• [What the exercise asks]:
Retype the opening lines of the data exactly, stopping after the line that contains "price_dot_q = [0.15, -0.1, 0.45]". Skip every picture.

== == ==

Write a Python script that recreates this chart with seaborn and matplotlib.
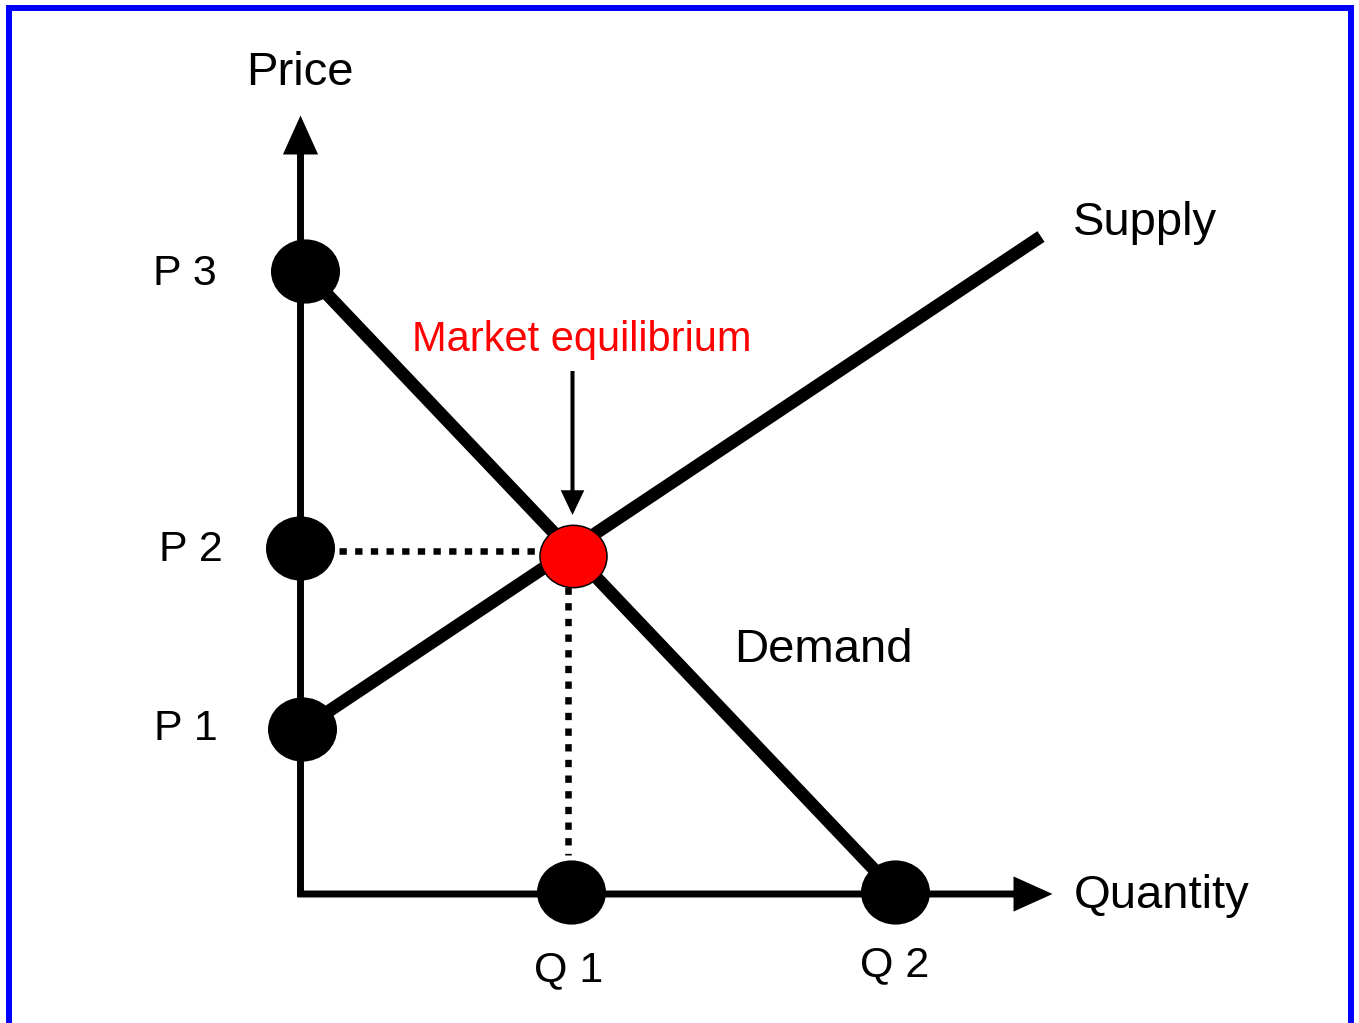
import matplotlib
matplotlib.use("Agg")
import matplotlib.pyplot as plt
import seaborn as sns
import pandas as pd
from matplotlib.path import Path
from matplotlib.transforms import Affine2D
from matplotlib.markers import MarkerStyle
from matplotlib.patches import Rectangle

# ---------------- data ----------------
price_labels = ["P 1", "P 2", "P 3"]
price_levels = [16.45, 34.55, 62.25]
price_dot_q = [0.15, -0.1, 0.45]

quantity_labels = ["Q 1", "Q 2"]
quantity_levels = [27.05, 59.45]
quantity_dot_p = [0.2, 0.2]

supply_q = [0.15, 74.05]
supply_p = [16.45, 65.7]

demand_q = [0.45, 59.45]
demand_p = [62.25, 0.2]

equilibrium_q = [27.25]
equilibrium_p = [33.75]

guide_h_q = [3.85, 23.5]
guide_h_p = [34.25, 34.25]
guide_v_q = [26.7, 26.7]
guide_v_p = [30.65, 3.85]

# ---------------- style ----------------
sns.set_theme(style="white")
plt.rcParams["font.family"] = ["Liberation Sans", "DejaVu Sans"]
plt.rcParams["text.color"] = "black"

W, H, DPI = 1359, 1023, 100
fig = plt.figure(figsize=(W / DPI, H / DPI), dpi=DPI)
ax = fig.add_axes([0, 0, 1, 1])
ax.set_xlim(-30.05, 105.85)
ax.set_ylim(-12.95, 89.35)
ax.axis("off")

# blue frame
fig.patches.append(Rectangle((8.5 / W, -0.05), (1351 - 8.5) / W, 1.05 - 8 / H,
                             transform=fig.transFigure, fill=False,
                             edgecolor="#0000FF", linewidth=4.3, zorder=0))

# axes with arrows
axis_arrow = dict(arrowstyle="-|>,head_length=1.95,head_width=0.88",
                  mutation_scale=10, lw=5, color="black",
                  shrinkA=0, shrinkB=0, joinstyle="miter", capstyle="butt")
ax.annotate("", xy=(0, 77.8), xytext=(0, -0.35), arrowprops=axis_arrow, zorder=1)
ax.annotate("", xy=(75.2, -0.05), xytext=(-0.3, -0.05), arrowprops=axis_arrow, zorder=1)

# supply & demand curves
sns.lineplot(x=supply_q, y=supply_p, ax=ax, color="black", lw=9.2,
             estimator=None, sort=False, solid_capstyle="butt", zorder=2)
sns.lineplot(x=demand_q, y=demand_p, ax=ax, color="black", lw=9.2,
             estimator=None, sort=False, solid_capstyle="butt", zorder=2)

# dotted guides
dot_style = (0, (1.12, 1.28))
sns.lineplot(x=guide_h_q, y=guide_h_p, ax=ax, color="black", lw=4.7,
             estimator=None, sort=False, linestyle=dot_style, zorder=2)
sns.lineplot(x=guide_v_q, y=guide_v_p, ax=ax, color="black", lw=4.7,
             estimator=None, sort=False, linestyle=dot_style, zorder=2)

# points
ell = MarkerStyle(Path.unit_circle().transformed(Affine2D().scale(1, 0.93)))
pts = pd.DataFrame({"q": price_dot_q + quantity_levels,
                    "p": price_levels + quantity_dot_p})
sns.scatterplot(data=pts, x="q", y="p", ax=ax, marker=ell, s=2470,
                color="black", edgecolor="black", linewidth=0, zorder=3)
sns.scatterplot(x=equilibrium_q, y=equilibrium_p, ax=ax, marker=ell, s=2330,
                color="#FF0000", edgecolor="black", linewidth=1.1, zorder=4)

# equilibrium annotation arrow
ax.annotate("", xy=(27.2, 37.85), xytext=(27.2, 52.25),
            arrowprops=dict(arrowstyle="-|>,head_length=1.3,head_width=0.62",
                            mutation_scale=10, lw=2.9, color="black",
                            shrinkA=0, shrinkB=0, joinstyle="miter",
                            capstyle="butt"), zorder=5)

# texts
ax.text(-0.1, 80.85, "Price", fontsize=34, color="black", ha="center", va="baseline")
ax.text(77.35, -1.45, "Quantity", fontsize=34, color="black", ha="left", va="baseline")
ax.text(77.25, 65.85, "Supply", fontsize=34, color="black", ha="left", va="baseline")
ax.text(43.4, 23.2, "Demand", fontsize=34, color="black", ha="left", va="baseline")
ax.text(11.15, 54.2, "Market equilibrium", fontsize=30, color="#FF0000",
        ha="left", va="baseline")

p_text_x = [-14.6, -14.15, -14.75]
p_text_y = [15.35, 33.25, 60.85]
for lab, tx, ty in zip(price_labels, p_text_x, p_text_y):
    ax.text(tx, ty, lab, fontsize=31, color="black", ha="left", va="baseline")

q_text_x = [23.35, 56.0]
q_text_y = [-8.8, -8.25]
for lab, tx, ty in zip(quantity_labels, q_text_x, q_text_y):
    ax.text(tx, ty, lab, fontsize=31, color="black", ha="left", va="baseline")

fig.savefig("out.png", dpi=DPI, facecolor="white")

== == ==

• [Written solution]:
Write a Python script that recreates this chart with seaborn and matplotlib.
import matplotlib
matplotlib.use("Agg")
import matplotlib.pyplot as plt
import seaborn as sns
import pandas as pd
from matplotlib.path import Path
from matplotlib.transforms import Affine2D
from matplotlib.markers import MarkerStyle
from matplotlib.patches import Rectangle

# ---------------- data ----------------
price_labels = ["P 1", "P 2", "P 3"]
price_levels = [16.45, 34.55, 62.25]
price_dot_q = [0.15, -0.1, 0.45]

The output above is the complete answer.